Andreas Köhler, der Vorsitzende der Kassenärztlichen Bundesvereinigung, stellt Merkel in eine Reihe mit Hitler! Kein Wunder, daß alle Welt aufschreit. Aber sehen wir uns einmal in Ruhe an, was Köhler auf der Weihnachtsfeier seiner Bundesvereinigung wirklich gesagt hat (hier nachzulesen):
„Alle sind sich einig, dass sich nur ein einziger roter Faden durch die Geschichte Europas zieht: die Vorliebe der Bewohner für kleine, selbstständige Nationen; die Vorliebe ihrer Politiker, diese zu einigen“, sagte Köhler demnach vor rund 300 Mitarbeitern. „Julius Cäsar, Karl der Große, Napoleon, Adolf Hitler, Angela Merkel – die Liste der Staatsleute, die versuchten, Europa zu einigen, ist sehr lang. Und stets scheiterten die Bemühungen an folgendem: niemand kann sich vorstellen, zusammen in ein und demselben Haus Europa zu wohnen.“
Wenn irgendwo in Deutschland der Name Hitler auftaucht, kommt es bei Grünen und Linken (einschließlich der SPD) zu einem merkwürdigen Pawlowschen Reflex. Der Name muß begleitet sein von einem Bekenntnis tiefer Abscheu und dem Aufruf, daß so etwas nie wieder geschehen darf. Das hat Köhler – pflichtvergessen – nicht getan, und historisch mögen die angeführten Namen auch reichlich unvergleichbar sein. Aber wenn man auch nur eine Spur guten Willens hat, sieht man doch, was Köhler meint, und da bin auch durchaus mit ihm einig: der größte Schatz dieses alten Europas ist gerade die Verschiedenheit der Nationen und ihrer Kulturen. Was Merkel will, also die politische Einigung Europas, wollen viele in unserem Land nicht – es dürfte sogar die Mehrheit sein. Ich bin sicher, daß auch in den meisten anderen europäischen Staaten eine große Mehrheit diesen Riesenstaat Europa nicht will.

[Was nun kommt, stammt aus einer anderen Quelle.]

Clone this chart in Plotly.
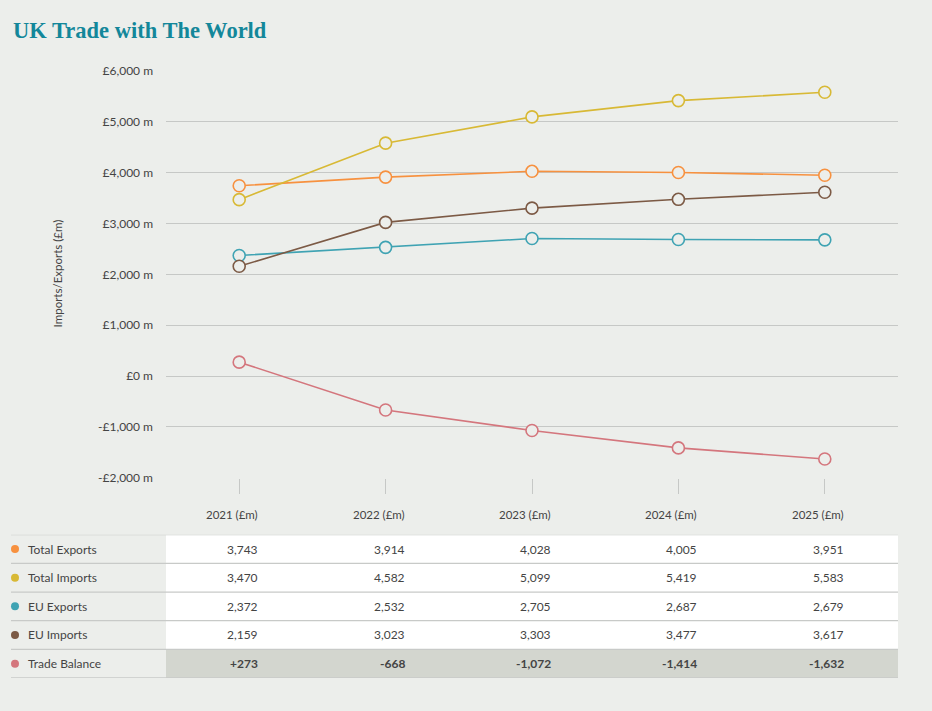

Nein, wir haben seit dem Krieg wunderbar zusammengelebt, ohne eine politische Einheit zu sein, und das können wir auch jetzt. Warum denn nicht? Im Gegenteil: es ist doch viel schöner, wenn jeder in seinem eigenen Haus wohnt, als mit anderen Nationen gewaltsam zusammengepfercht zu werden! Ja, es ist geradezu die Bedingung für eine gute Nachbarschaft, daß jeder seine eigene Wohnung hat.
Köhler hat also eigentlich etwas ganz und gar Banales gesagt und ganz und gar nicht „Hitler mit Merkel“ verglichen.
Im übrigen: hat er unsere Kanzlerin nicht auch mit Caesar, Karl dem Großen und Napoleon „verglichen“?
PS: Inzwischen rudert Köhler zurück und behauptet, alles sei ironisch gemeint gewesen. Ich kann freilich in den oben zitierten Sätzen nichts Ironisches entdecken. Wahrscheinlich will er nach dem shitstorm nur wieder seine Ruhe haben.